Pour finir avec les performances, j’ai été un peu déçu par la petite Nainika qui interprète la fille de Vijay. On dit souvent que les enfants sont des comédiens nés qui ont un jeu naturel et une façon plus instinctive d’aborder un rôle, par rapport aux acteurs adultes. Seulement, dans Theri, Atlee ne semble pas lui avoir laissé le temps nécessaire pour improviser. Ça nous donne au final, des répliques téléphonées et forcées, où la petite fille est juste agaçante. Mais vu son jeune âge, on n’en tiendra pas rigueur et elle est tellement mignonne, qu’on attend de la revoir dans un prochain film. Sur ce point, Atlee a beaucoup à apprendre et il devrait s’inspirer des films comme Anjali et Kaaka Muttai, où ses pairs ont su extraire, à force de patience et de persévérance, d’inoubliables prestations de manière spontanée.


Techniquement, Theri est tout juste bon, sans être exceptionnel. En même temps, pour une production de ce calibre, il aurait été inconcevable de ne pas être à la hauteur sur la danse, la photo, les combats et la musique. Si la bande son de G.V.Prakash est mémorable, avec des thèmes musicaux électrisants et furieux, on n’en dira pas autant de l’album, très moyen, avec simplement deux chansons sur six qui marquent les esprits. Le chef opérateur George C. Williams qui connait bien Vijay, est parfaitement dans son élément, mais son manque d’inventivité sur les clips musicaux ( en particuliers les ballades romantiques) est décevant. Ça fait presque dix ans que toutes les caméras indiennes sont posées de la même manière, dans des décors paradisiaques avec les mêmes tons et la même lumière. Toutefois, il se rattrape avec brio sur les séquences d’action, dont il a su parfaitement capturer l’intensité.
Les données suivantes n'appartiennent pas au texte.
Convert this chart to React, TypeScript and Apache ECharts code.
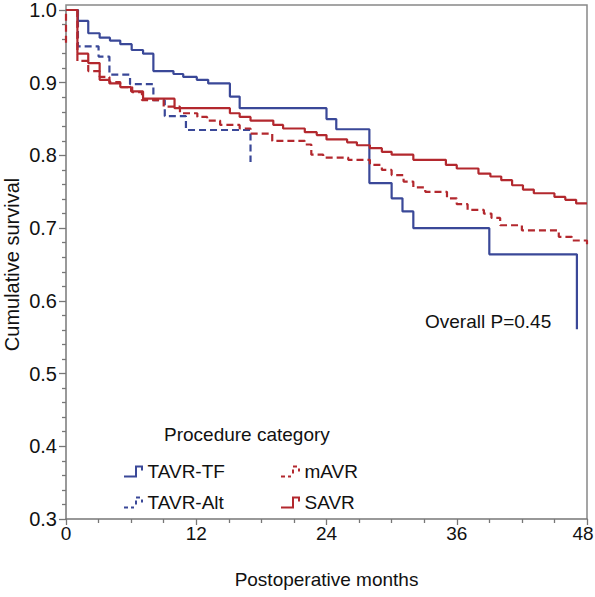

Si on doit juger Theri sur son scénario, c’est moyen, et pas loin d’être mauvais, car les énormités se succèdent et dans la vraie vie, le protagoniste principal serait mort plusieurs fois, ou en prison avec tout ce qui lui arrive. Mais nous sommes face à un masala d’action et, comme pour un film de superhéros, on peut envoyer balader le bon sens et se délecter du spectacle proposé. Car Theri n’est plus ni moins qu’un gigantesque show filmé, où Vijay s’illustre avec maestria dans toutes les disciplines comme la danse, la comédie, l’action, et la romance, où il excelle. On en prend plein la vue et l’essentiel est là.